Unlike most other countries, the United States taxes the worldwide earnings of U.S.‐headquartered companies, not just their U.S. earnings. To level the playing field, Congress has enacted a series of complex tax rules designed to allow American companies to compete better with their foreign competitors.
The U.S. Treasury Department now proposes to fundamentally rewrite the basic rules of international taxation that have been in existence for nearly 100 years in a manner that would severely disadvantage U.S. companies. While most of the world is striving to make their companies more competitive the United States is moving in the opposite direction.
- These proposed changes would raise taxes on U.S.‐based international companies, allowing their foreign‐based competitors to reinvest more, expand faster, and sell their products at lower prices than their U.S.‐owned competitors.

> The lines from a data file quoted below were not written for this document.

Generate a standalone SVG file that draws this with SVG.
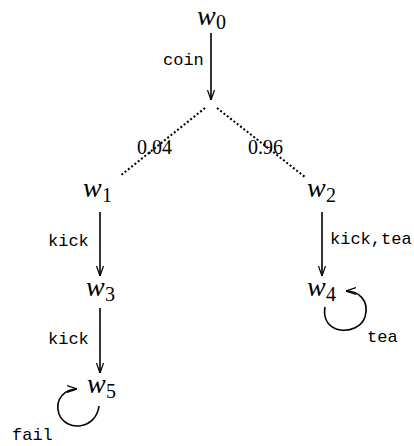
<svg xmlns="http://www.w3.org/2000/svg" width="414" height="446" viewBox="0 0 414 446">
<style>
.w{font-family:"Liberation Serif",serif;font-style:italic;font-size:28px;fill:#000}
.s{font-family:"Liberation Serif",serif;font-size:20px;fill:#000}
.l{font-family:"Liberation Mono",monospace;font-size:17px;fill:#000}
.p{font-family:"Liberation Serif",serif;font-size:20px;fill:#000}
.e{stroke:#000;stroke-width:1.6;fill:none}
.d{stroke:#000;stroke-width:2;fill:none;stroke-dasharray:2 2.2}
</style>
<defs>
<marker id="ah" viewBox="0 0 10 10" refX="10" refY="5" markerWidth="10" markerHeight="10" markerUnits="userSpaceOnUse" orient="auto">
<path d="M0,1.5 L10,5 L0,8.5" fill="none" stroke="#000" stroke-width="1.2"/>
</marker>
</defs>
<g id="connectors">
<line class="e" x1="211" y1="33" x2="211" y2="100" marker-end="url(#ah)"/>
<text class="l" x="163" y="65">coin</text>
<line class="d" x1="205" y1="108" x2="120" y2="176"/>
<line class="d" x1="217" y1="108" x2="305" y2="177"/>
<text class="p" x="137" y="154">0.04</text>
<text class="p" x="248" y="154">0.96</text>
<line class="e" x1="100" y1="212" x2="100" y2="276" marker-end="url(#ah)"/>
<text class="l" x="48" y="246">kick</text>
<line class="e" x1="322" y1="212" x2="322" y2="276" marker-end="url(#ah)"/>
<text class="l" x="330" y="244">kick,tea</text>
<line class="e" x1="100" y1="308" x2="100" y2="373" marker-end="url(#ah)"/>
<text class="l" x="48" y="344">kick</text>
<path class="e" d="M325,307 C320,335 358,337 365,317 C370,300 358,291 346,291" marker-end="url(#ah)"/>
<text class="l" x="367" y="342">tea</text>
<path class="e" d="M99,406 C96,430 66,432 59,414 C54,398 66,389 77,389" marker-end="url(#ah)"/>
<text class="l" x="12" y="440">fail</text>
</g>
<g id="w0"><text class="w" x="197" y="25">w</text><text class="s" x="216" y="29">0</text></g>
<g id="w1"><text class="w" x="83" y="197">w</text><text class="s" x="102" y="202">1</text></g>
<g id="w2"><text class="w" x="307" y="197">w</text><text class="s" x="326" y="202">2</text></g>
<g id="w3"><text class="w" x="86" y="296">w</text><text class="s" x="105" y="301">3</text></g>
<g id="w4"><text class="w" x="307" y="296">w</text><text class="s" x="326" y="301">4</text></g>
<g id="w5"><text class="w" x="87" y="393">w</text><text class="s" x="106" y="398">5</text></g>
</svg>
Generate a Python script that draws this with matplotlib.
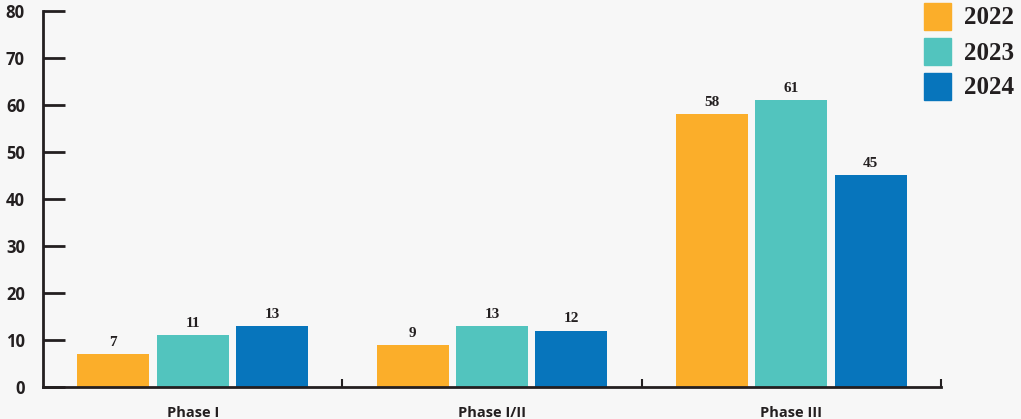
import matplotlib
matplotlib.use('Agg')
import matplotlib.pyplot as plt
import numpy as np

plt.rcParams['font.family'] = ['Open Sans', 'DejaVu Sans']

phases = ['Phase I', 'Phase I/II', 'Phase III']
years = ['2022', '2023', '2024']
v2022 = [7, 9, 58]
v2023 = [11, 13, 61]
v2024 = [13, 12, 45]
colors = ['#fbae2a', '#52c4be', '#0775bc']
ink = '#231f20'
bg = '#f7f7f7'

fig = plt.figure(figsize=(10.21, 4.19), dpi=100, facecolor=bg)
ax = fig.add_axes([43 / 1021, 1 - 387 / 419, (941 - 43) / 1021, 376 / 419])
ax.set_facecolor(bg)

x = np.arange(len(phases))
w = 0.24
step = 0.265
for i, (vals, yr) in enumerate(zip([v2022, v2023, v2024], years)):
    pos = x + (i - 1) * step
    bars = ax.bar(pos, vals, width=w, color=colors[i], label=yr, zorder=2)
    for b, v in zip(bars, vals):
        ax.text(b.get_x() + b.get_width() / 2, v + 1.1, str(v), ha='center', va='bottom',
                fontsize=11, fontweight='bold', color=ink, family=['Liberation Serif'])

ax.set_xlim(-0.5, 2.5)
ax.set_ylim(0, 80)
ax.set_yticks(range(0, 81, 10))
ax.tick_params(axis='y', direction='in', length=16, width=2, color=ink, labelsize=12,
               labelcolor=ink, pad=13)
for lab in ax.get_yticklabels():
    lab.set_fontweight('bold')
ax.set_xticks([0.5, 1.5, 2.5])
ax.set_xticklabels([])
ax.tick_params(axis='x', direction='in', length=6, width=1.5, color=ink)
for i, p in enumerate(phases):
    ax.text(x[i], -4.0, p, ha='center', va='top', fontsize=10.5, fontweight='bold', color=ink)

for s in ['top', 'right']:
    ax.spines[s].set_visible(False)
for s in ['left', 'bottom']:
    ax.spines[s].set_linewidth(2)
    ax.spines[s].set_color(ink)

# legend on the top right
for i, yr in enumerate(years):
    y0 = 1 - (3 + i * 35) / 419
    fig.patches.append(plt.Rectangle((924 / 1021, y0 - 27 / 419), 27 / 1021, 27 / 419,
                                     transform=fig.transFigure, color=colors[i]))
    fig.text(964 / 1021, y0 - 15 / 419, yr, ha='left', va='center', fontsize=18,
             fontweight='bold', color=ink, family=['Liberation Serif'])

fig.savefig('out.png', dpi=100, facecolor=bg)
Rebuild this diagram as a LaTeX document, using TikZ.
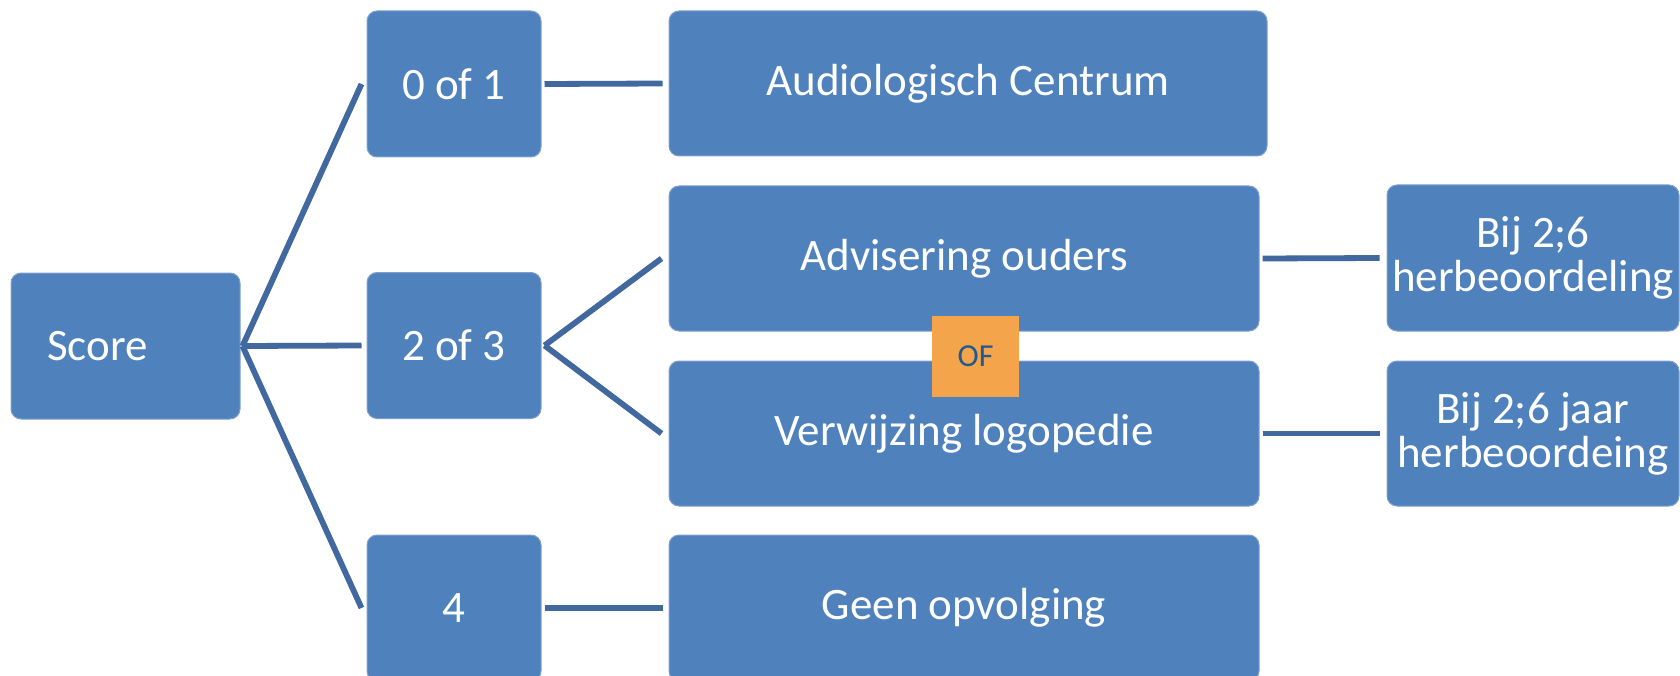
\documentclass[tikz,border=0pt]{standalone}
\usepackage{fontspec}
\setmainfont{Carlito}
\definecolor{boxblue}{HTML}{4F81BD}
\definecolor{boxedge}{HTML}{7FA0CF}
\definecolor{linkblue}{HTML}{4169A0}
\definecolor{oforange}{HTML}{F4A44A}
\definecolor{ofblue}{HTML}{1F5A94}
\tikzset{
  card/.style={rectangle, rounded corners=10pt, fill=boxblue, draw=boxedge, line width=1pt,
    text=white, font=\fontsize{45}{44}\selectfont, align=center, inner sep=0pt},
  link/.style={draw=linkblue, line width=5.8pt},
  orbox/.style={rectangle, fill=oforange, text=ofblue, font=\fontsize{32}{36}\selectfont,
    minimum width=87pt, minimum height=81pt, inner sep=0pt}
}
\begin{document}
\begin{tikzpicture}[x=1pt,y=-1pt]
\useasboundingbox (0,0) rectangle (1680,676);
\begin{scope}
\clip (0,0) rectangle (1680,676);
\node[card, minimum width=229pt, minimum height=146pt, text width=157pt, align=left] (score) at (125.5,346) {Score};
\node[card, minimum width=174pt, minimum height=146pt] (zero) at (454,84) {0 of 1};
\node[card, minimum width=174pt, minimum height=146pt] (two) at (454,345.5) {2 of 3};
\node[card, minimum width=174pt, minimum height=146pt] (four) at (454,608) {4};
\node[card, minimum width=598pt, minimum height=145pt] (audio) at (968,83.5) {Audiologisch Centrum};
\node[card, minimum width=590pt, minimum height=145pt] (advies) at (964,258.5) {Advisering ouders};
\node[card, minimum width=590pt, minimum height=145pt] (logo) at (964,433.5) {Verwijzing logopedie};
\node[card, minimum width=590pt, minimum height=146pt] (geen) at (964,608) {Geen opvolging};
\node[card, minimum width=292pt, minimum height=146pt] (bij1) at (1533,258) {Bij 2;6\\herbeoordeling};
\node[card, minimum width=292pt, minimum height=145pt] (bij2) at (1533,433.5) {Bij 2;6 jaar\\herbeoordeing};
\node[orbox] (of) at (975.5,356.5) {OF};

\coordinate (fork) at ([xshift=2pt]score.east);
\coordinate (split) at ([xshift=3pt]two.east);
\draw[link] (fork) -- ([xshift=-5pt]zero.west);
\draw[link] (fork) -- ([xshift=-5pt]two.west);
\draw[link] (fork) -- ([xshift=-5pt]four.west);
\draw[link] ([xshift=3pt]zero.east) -- ([xshift=-6pt]audio.west);
\draw[link] (split) -- ([xshift=-7pt]advies.west);
\draw[link] (split) -- ([xshift=-7pt]logo.west);
\draw[link] ([xshift=3pt]four.east) -- ([xshift=-6pt]geen.west);
\draw[link] ([xshift=3pt]advies.east) -- ([xshift=-7pt]bij1.west);
\draw[link] ([xshift=3pt]logo.east) -- ([xshift=-7pt]bij2.west);
\end{scope}
\end{tikzpicture}
\end{document}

- Over time, U.S.‐based international companies would be unable to profitably compete in foreign markets against foreign‐headquartered corporations – in turn, reduced sales would lead to reduced employment and lower wages for American workers at U.S. companies.
- Ninety-five percent of the world’s consumers live outside of the United States. For U.S. companies to serve these markets and increase jobs in the United States, they must be able to compete internationally on a level playing field.
A massive $100 billion-plus tax hike will punish U.S. companies and workers that have succeeded in growing and creating jobs against tough international competition.